**Information shown:**
::::::

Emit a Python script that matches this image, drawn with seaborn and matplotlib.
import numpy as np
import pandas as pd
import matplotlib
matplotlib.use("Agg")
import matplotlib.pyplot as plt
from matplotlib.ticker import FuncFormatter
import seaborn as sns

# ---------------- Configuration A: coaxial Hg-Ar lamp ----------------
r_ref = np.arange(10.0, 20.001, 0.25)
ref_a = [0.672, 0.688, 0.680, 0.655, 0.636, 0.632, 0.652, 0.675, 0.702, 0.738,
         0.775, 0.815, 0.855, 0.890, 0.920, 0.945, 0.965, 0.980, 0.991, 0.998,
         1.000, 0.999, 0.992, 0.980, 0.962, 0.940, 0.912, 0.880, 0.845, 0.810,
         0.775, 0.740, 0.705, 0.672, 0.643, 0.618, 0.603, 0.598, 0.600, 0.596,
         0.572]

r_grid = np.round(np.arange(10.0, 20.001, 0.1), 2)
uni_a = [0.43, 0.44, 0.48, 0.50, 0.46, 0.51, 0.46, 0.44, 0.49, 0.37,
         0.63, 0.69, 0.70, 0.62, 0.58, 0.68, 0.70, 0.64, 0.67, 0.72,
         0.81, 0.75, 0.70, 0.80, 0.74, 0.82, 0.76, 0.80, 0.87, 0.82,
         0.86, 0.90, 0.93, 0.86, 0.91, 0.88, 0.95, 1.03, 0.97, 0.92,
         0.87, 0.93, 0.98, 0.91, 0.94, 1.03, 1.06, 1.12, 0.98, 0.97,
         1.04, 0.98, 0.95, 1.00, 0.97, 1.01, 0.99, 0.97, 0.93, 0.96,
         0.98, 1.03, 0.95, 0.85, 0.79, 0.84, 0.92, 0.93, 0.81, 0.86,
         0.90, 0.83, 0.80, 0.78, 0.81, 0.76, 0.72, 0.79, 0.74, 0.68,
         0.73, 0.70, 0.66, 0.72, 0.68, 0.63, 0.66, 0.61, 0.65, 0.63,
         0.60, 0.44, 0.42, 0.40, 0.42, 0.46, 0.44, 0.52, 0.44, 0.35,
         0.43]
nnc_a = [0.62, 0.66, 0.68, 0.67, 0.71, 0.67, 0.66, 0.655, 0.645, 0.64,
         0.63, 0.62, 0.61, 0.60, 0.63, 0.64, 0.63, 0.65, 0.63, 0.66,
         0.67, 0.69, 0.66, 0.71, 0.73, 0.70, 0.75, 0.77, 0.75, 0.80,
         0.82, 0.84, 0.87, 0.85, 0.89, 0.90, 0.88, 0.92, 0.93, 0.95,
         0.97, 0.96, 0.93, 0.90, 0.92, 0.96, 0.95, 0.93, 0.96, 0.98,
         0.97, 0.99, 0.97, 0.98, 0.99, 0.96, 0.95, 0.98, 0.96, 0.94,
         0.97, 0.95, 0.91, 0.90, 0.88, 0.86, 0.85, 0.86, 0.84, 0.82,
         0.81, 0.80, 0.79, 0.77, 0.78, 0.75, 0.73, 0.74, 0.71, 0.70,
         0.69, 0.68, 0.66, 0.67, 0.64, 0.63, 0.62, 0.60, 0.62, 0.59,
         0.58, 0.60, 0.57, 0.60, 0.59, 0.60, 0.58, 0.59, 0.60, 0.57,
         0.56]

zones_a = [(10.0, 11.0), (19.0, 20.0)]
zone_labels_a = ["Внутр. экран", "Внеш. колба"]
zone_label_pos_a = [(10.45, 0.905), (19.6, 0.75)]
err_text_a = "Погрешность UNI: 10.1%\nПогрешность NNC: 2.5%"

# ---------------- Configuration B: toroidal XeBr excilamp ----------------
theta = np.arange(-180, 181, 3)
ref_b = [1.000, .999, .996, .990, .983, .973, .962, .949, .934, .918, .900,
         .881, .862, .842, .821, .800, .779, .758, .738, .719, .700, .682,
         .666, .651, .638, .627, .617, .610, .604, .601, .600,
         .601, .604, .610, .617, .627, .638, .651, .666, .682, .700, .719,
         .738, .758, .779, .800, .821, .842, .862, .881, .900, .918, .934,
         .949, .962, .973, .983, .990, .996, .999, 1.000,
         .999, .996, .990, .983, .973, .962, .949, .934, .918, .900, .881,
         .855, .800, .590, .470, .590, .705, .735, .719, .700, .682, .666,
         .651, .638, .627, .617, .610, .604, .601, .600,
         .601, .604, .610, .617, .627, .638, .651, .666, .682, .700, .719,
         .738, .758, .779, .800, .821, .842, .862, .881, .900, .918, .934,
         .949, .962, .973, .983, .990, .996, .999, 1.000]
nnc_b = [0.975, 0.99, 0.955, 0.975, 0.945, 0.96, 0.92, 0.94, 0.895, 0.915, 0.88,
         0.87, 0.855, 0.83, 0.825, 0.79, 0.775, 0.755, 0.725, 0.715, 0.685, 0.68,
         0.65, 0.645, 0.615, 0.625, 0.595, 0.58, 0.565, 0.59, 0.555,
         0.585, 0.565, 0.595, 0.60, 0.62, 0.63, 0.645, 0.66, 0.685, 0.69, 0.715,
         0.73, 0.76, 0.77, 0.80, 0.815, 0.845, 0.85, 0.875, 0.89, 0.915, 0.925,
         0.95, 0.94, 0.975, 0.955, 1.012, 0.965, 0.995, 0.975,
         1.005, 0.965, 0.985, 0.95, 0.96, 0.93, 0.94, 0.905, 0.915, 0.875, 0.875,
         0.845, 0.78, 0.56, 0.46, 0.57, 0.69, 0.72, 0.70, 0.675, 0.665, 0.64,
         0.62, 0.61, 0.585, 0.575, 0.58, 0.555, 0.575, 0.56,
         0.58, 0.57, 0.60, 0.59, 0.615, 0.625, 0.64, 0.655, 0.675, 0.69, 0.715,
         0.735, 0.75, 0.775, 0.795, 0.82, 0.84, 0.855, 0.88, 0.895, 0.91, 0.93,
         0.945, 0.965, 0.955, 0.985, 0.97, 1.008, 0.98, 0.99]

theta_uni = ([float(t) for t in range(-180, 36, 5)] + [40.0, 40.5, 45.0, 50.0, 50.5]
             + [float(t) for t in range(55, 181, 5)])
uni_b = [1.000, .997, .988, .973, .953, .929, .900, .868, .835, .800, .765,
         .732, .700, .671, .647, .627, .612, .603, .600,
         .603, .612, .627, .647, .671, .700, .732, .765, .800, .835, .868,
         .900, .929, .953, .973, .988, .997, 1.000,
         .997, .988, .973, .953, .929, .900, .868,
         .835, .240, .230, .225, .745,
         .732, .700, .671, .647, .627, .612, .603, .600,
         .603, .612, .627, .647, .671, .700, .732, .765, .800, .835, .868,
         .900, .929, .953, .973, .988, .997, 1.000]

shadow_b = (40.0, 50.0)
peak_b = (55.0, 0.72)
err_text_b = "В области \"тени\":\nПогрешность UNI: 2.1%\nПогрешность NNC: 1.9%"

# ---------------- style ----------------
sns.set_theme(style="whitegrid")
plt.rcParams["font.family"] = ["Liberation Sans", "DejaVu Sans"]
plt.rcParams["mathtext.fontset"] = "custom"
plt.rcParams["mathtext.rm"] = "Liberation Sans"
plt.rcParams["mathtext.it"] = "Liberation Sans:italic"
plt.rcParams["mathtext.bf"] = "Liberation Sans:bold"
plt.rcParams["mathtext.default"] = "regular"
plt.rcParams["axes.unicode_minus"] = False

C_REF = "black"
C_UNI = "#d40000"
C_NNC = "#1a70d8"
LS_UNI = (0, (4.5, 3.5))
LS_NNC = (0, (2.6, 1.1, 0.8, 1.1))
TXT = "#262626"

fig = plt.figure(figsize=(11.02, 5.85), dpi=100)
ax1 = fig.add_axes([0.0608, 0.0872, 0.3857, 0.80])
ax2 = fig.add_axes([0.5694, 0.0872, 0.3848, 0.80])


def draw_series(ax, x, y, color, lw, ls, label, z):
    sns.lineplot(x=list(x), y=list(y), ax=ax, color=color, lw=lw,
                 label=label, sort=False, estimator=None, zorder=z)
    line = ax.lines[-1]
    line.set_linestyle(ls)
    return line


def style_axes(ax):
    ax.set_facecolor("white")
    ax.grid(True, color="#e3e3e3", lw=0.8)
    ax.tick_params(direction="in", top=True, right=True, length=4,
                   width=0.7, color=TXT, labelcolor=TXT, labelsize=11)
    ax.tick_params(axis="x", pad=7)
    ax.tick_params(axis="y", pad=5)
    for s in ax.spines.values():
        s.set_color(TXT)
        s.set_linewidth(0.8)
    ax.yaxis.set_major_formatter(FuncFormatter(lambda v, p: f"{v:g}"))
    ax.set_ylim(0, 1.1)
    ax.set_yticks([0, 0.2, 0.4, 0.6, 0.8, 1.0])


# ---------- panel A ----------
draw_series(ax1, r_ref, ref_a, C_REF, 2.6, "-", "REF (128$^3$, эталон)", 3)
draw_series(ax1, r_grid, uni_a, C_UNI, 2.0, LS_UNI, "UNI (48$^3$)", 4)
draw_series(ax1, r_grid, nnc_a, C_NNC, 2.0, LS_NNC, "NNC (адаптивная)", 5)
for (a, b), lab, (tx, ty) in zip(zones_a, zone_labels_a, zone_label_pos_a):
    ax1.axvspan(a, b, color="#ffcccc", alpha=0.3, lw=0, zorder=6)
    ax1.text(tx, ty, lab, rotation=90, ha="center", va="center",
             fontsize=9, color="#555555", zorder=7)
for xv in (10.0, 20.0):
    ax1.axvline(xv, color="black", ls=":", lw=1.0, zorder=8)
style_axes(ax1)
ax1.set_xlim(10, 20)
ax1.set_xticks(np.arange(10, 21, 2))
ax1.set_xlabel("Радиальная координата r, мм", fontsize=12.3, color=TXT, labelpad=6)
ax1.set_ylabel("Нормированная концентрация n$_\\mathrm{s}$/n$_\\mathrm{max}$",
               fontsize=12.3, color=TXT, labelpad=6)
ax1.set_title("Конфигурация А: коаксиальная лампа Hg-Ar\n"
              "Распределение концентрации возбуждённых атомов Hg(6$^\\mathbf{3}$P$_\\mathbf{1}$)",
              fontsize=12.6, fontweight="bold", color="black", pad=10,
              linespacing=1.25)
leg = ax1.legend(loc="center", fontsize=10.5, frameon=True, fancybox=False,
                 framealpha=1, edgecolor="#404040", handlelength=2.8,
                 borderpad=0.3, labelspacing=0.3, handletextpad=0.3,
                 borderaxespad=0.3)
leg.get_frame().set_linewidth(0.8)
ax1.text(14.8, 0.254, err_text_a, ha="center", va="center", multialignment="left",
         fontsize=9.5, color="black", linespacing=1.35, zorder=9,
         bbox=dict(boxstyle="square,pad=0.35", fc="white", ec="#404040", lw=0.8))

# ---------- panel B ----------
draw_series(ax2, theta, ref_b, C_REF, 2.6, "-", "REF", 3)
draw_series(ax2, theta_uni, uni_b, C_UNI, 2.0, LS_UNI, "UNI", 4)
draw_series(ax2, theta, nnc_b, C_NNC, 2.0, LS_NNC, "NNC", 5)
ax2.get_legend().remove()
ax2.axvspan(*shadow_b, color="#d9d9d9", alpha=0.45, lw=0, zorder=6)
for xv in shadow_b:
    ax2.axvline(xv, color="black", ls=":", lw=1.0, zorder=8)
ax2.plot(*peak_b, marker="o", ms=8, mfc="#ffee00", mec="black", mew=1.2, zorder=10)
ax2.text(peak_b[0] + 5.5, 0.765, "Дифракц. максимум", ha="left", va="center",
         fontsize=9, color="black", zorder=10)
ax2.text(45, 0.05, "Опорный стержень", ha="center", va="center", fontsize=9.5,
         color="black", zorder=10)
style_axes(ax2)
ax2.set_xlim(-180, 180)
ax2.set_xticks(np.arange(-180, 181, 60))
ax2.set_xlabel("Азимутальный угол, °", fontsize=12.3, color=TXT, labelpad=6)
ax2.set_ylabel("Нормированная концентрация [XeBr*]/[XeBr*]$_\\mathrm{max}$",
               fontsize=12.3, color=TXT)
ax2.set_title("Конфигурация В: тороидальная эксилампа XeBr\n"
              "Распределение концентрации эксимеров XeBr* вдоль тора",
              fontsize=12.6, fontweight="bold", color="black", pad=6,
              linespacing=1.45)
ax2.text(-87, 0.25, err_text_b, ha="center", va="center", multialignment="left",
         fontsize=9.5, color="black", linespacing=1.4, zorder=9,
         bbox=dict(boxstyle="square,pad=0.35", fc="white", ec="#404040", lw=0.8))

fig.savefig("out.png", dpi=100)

::::::

**Job:**
Quote verbatim the opening lines of the listing above, ending with the line where "import seaborn as sns" appears; include both endpoints and nothing more.

**Solution:**
Emit a Python script that matches this image, drawn with seaborn and matplotlib.
import numpy as np
import pandas as pd
import matplotlib
matplotlib.use("Agg")
import matplotlib.pyplot as plt
from matplotlib.ticker import FuncFormatter
import seaborn as sns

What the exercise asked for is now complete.